Culture jokes
What do Colorado and Saudi Arabia have in common?
It's legal to get stoned.
What do you call a Muslim who owns 6 goats? -- A pimp.
Why are the Chinese bad at baseball? Because they already ate the bat!
What do you call a Chinese billionaire?
Cha Ching.
What did the Asian parents say when they had a disabled kid?
Sum ting wong.
Why can't Chinese people play baseball? Because they ate the bat.

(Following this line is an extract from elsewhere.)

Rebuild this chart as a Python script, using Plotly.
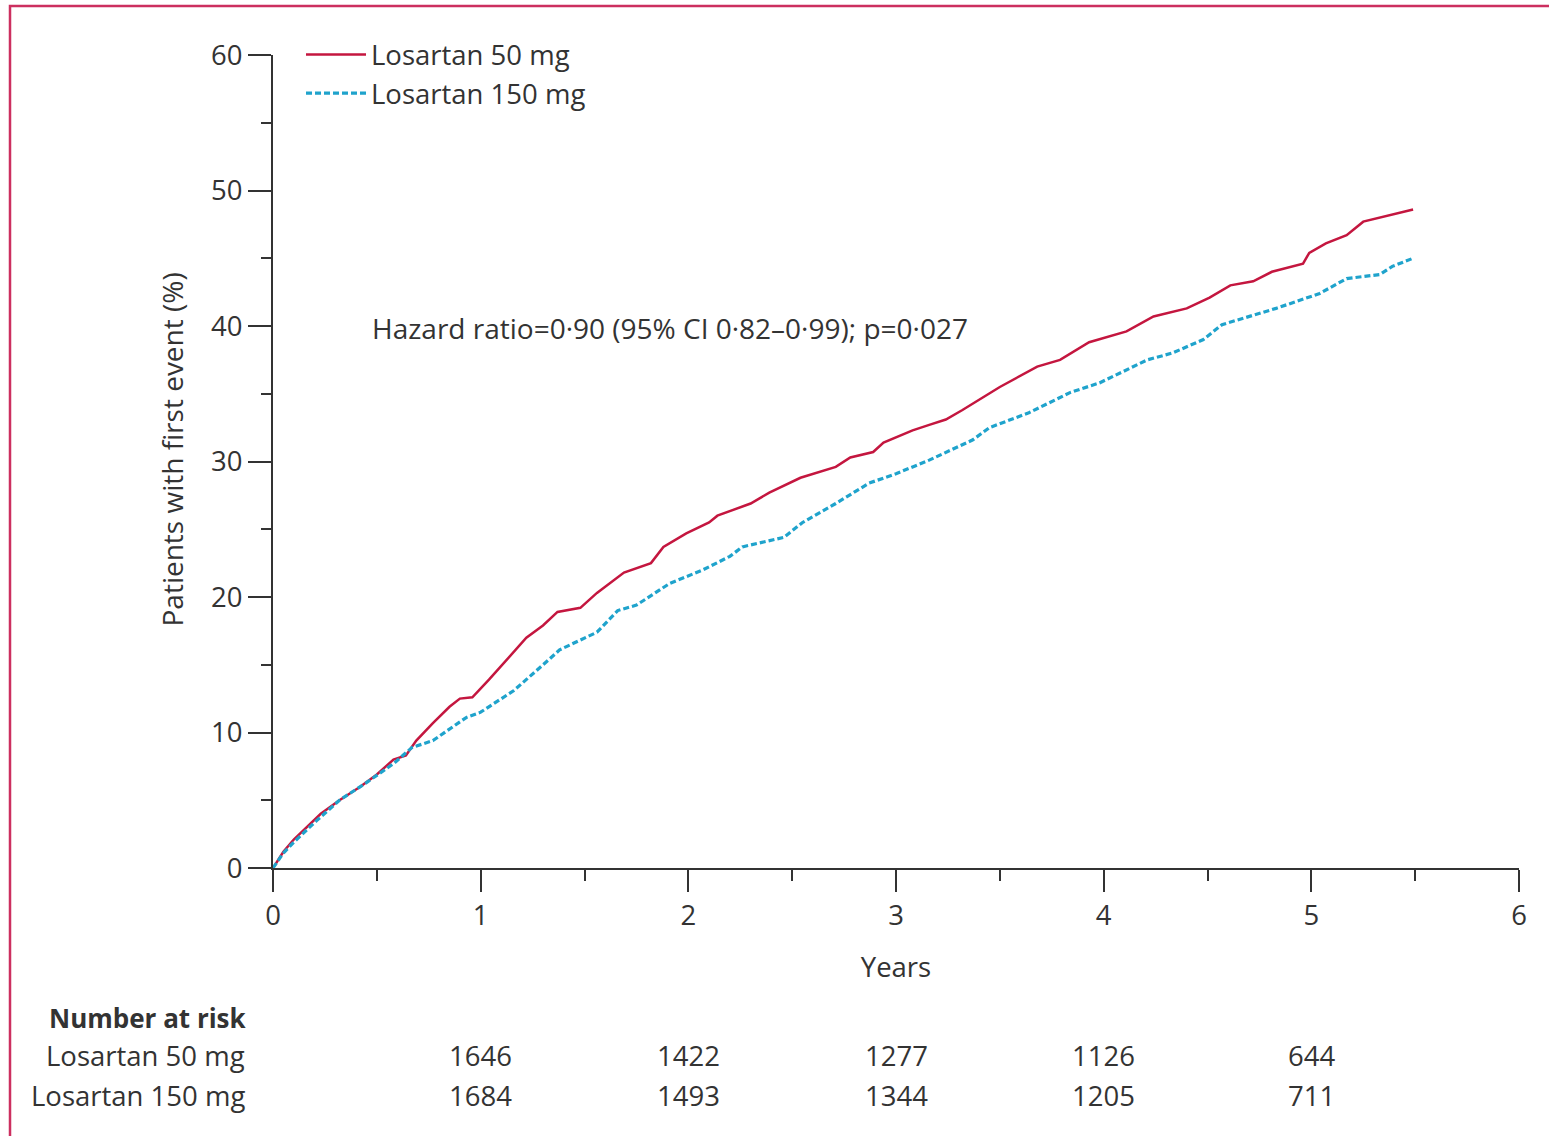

What’s the only long-lasting thing from China?
Covid.
How did the USA beat Japan in rapping?
By dropping two of the biggest roasts.
How did the hipster drown?
He ice-skated before it was cool.
How do you name an Asian child?
Ring the doorbell.
What do you call a white girl that can run faster than her brothers?
The redneck virgin.
What do you call a guy whose hand is up a horse's butt?
An Amish Mechanic.
What do you say to a fat Asian?
You got more chins than a Chinese phone book.
Why are Japanese always so skinny?
Cause last time there was a fat man, an entire city disappeared.
A Mexican boy said, "I can't do this." Then a guy says, "You can do it, we are Mexican, not Mexicant."
Americans be like: "Here is the US, we drive on the right side of the road."
England be like: "Here in the UK, we drive on the left side of the road."
Russians after a car accident be like: "Here in Russia, road is road."
What’s the difference between a Hispanic and a stoner?
A stoner has papers.
The American salute starts with your hand facing flat towards the ground on your head.
The British salute starts with your hand against your head just like the American salute.
The French salute starts with your hands in the air.
The Saudi salute starts with you being bent over with a camel tongue in your ass.
What's a furry's favorite news network?
Fox!
What is the one thing wrong with Asian pet stores?...
There is always a kitchen in the back.